Did Baquet think we’re really that stupid in blowing smoke about “cool.”? Yes, he did. He must have belatedly been informed that even the rubes in San Diego weren’t buying his baloney.
When Baquet was growing up, newspapers like the New York Times defined reality. Today, the Grey Lady is befuddled trying to deal with those people formerly known as the audience, who use tools like the Internet to dispute its erroneous definition of reality. Instead of joining the reality-based community, its acolytes and high priests still bitterly cling to their religion.
That’s not to say San Diego County is devoid of cool, by any means. Our beaches are cool. The mountains are cool. The Gaslamp area is cool. And many other places in our environs are cool.

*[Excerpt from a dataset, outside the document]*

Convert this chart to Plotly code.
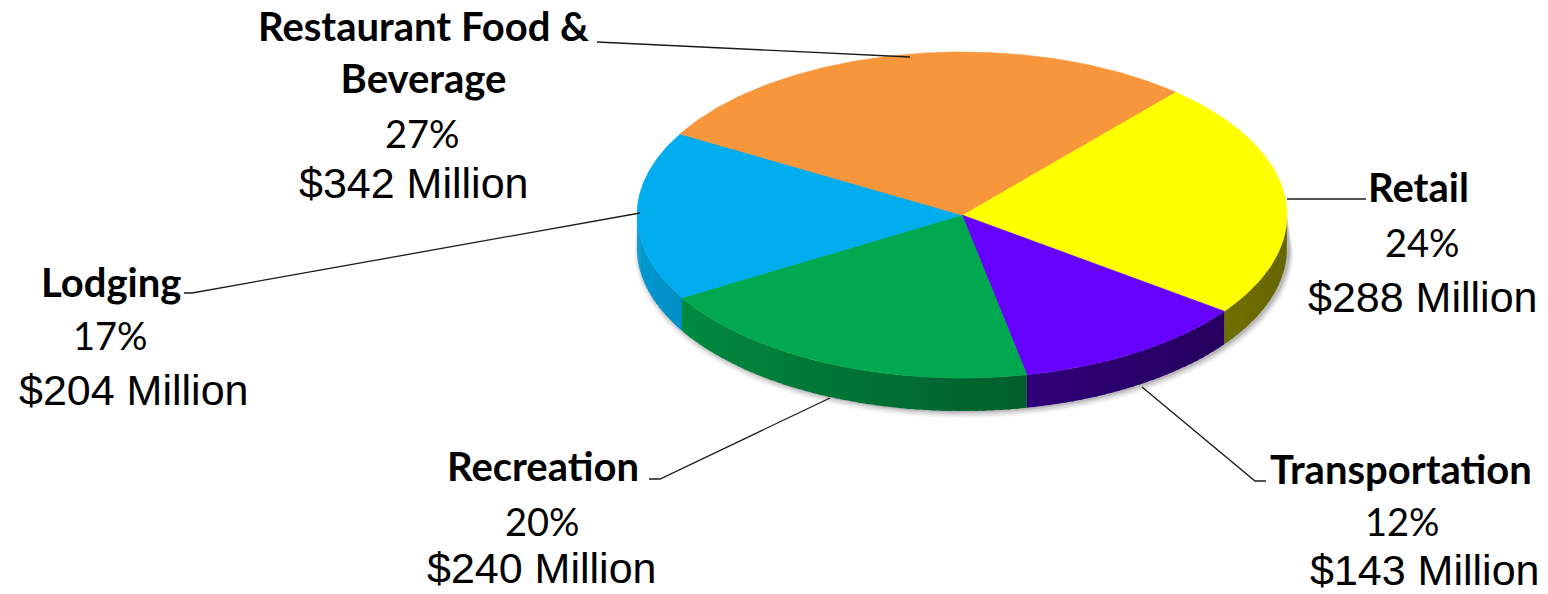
import numpy as np
import plotly.graph_objects as go

# Spending by category (clockwise from the top-right)
categories = ["Retail", "Transportation", "Recreation", "Lodging", "Restaurant Food & Beverage"]
name_lines = ["Retail", "Transportation", "Recreation", "Lodging", "Restaurant Food &<br>Beverage"]
values_musd = [288, 143, 240, 204, 342]
percent_labels = ["24%", "12%", "20%", "17%", "27%"]

top_colors = ["#FFFF00", "#6600FF", "#00A94F", "#00AEEF", "#F7963A"]
side_tone = [1.0, 0.85, 1.0, 1.0, 1.0]

# Pie geometry in page pixels (y grows downward)
CX, CY, RX, RY, DEPTH = 962.0, 215.0, 325.0, 163.0, 33.0
START_DEG = 49.0

# Label layout: (x, y) centres of the name, percent and amount lines
label_pos = {
    "Retail": [(1418, 187), (1422, 242), (1422, 297)],
    "Transportation": [(1401, 469), (1402, 521), (1424, 570)],
    "Recreation": [(543, 466), (542, 521), (541, 568)],
    "Lodging": [(111, 282), (110, 335), (133, 390)],
    "Restaurant Food & Beverage": [(423, 52), (422, 133), (413, 183)],
}
leader_paths = {
    "Retail": "M 1287 199 L 1366 199",
    "Transportation": "M 1142 387 L 1255 481 L 1266 481",
    "Recreation": "M 830 398 L 660 479 L 649 479",
    "Lodging": "M 640 213 L 192 293 L 184 293",
    "Restaurant Food & Beverage": "M 910 57 L 597 42",
}


def hex_rgb(h):
    h = h.lstrip("#")
    return np.array([int(h[i:i + 2], 16) for i in (0, 2, 4)], dtype=float)


def ellipse_pt(t_deg, dy=0.0):
    t = np.radians(t_deg)
    return CX + RX * np.cos(t), CY - RY * np.sin(t) + dy


fig = go.Figure()

# Soft drop shadow around the lower rim only
for k, alpha in [(8, 0.04), (6, 0.06), (4, 0.08), (2, 0.12)]:
    tu = np.linspace(0, 180, 120)
    tl = np.linspace(180, 360, 120)
    rx, ry = RX + k * 0.6, RY + k * 0.4
    xs = list(CX + RX * np.cos(np.radians(tu))) + list(CX + 2 + rx * np.cos(np.radians(tl)))
    ys = list(CY - RY * np.sin(np.radians(tu)) + 2) + list(CY - ry * np.sin(np.radians(tl)) + DEPTH + k * 0.5)
    fig.add_trace(go.Scatter(x=xs, y=ys, fill="toself", mode="lines",
                             line=dict(width=0), fillcolor=f"rgba(0,0,0,{alpha})",
                             hoverinfo="skip"))

values = np.array(values_musd, dtype=float)
fractions = values / values.sum()
bounds = START_DEG - 360.0 * np.concatenate([[0.0], np.cumsum(fractions)])

# Side wall (only the front half, angles between -180 and 0), shaded left to right
for i, col in enumerate(top_colors):
    a_end, a_start = bounds[i + 1], bounds[i]
    lo, hi = max(a_end, -180.0), min(a_start, 0.0)
    if hi <= lo:
        continue
    base = hex_rgb(col)
    n = max(2, int(np.ceil((hi - lo) / 1.5)))
    edges = np.linspace(hi, lo, n + 1)
    for j in range(n):
        t0 = edges[j]
        t1 = max(edges[j + 1] - 0.5, lo)
        t = np.linspace(t0, t1, 4)
        x_top, y_top = ellipse_pt(t)
        x_bot, y_bot = ellipse_pt(t[::-1], DEPTH)
        xm = float(np.mean(x_top))
        s = np.clip((xm - (CX - RX)) / (2 * RX), 0, 1) ** 0.8
        f = (0.88 - 0.48 * s) * side_tone[i]
        c = np.clip(base * f, 0, 255).astype(int)
        rgb = f"rgb({c[0]},{c[1]},{c[2]})"
        fig.add_trace(go.Scatter(x=list(x_top) + list(x_bot), y=list(y_top) + list(y_bot),
                                 fill="toself", mode="lines", line=dict(width=0),
                                 fillcolor=rgb, hoverinfo="skip"))

# Top faces
for i, col in enumerate(top_colors):
    t = np.linspace(bounds[i], bounds[i + 1], 120)
    xa, ya = ellipse_pt(t)
    xs = [CX] + list(xa) + [CX]
    ys = [CY] + list(ya) + [CY]
    fig.add_trace(go.Scatter(x=xs, y=ys, fill="toself", mode="lines",
                             line=dict(width=0.6, color=col), fillcolor=col,
                             hoverinfo="skip", name=categories[i]))

# Leader lines
shapes = []
for cat in categories:
    shapes.append(dict(type="path", path=leader_paths[cat], xref="x", yref="y",
                       line=dict(color="#1a1a1a", width=1.3)))

# Labels
annotations = []
for i, cat in enumerate(categories):
    (nx, ny), (px, py), (vx, vy) = label_pos[cat]
    annotations.append(dict(x=nx, y=ny, xref="x", yref="y", showarrow=False,
                            text=f"<b>{name_lines[i]}</b>", xanchor="center", yanchor="middle",
                            font=dict(family="Lato", size=40, color="#000000")))
    annotations.append(dict(x=px, y=py, xref="x", yref="y", showarrow=False,
                            text=percent_labels[i], xanchor="center", yanchor="middle",
                            font=dict(family="Lato", size=38, color="#000000")))
    annotations.append(dict(x=vx, y=vy, xref="x", yref="y", showarrow=False,
                            text=f"${values_musd[i]} Million", xanchor="center", yanchor="middle",
                            font=dict(family="Liberation Sans", size=43, color="#000000")))

fig.update_layout(
    width=1548, height=594,
    margin=dict(l=0, r=0, t=0, b=0),
    paper_bgcolor="white", plot_bgcolor="white",
    showlegend=False,
    xaxis=dict(range=[0, 1548], visible=False, fixedrange=True),
    yaxis=dict(range=[594, 0], visible=False, fixedrange=True),
    shapes=shapes,
    annotations=annotations,
)

fig.write_html("out.html")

And where I was last Saturday night, watching the Symphony at Salk at the Salk Institute in La Jolla, was way cool. The setting itself, at a world-class research institute overlooking the Pacific Ocean (no Lichtblauian fibbing here), is cool enough in itself. And the confluence of art in support of science is the coolest yet.
Even certain jaded, leftist and economical-with-the-truth journalists at the New York Times might agree.
(DISCLAIMER: This is my opinion, and not necessarily that of my employer, the North County Times.)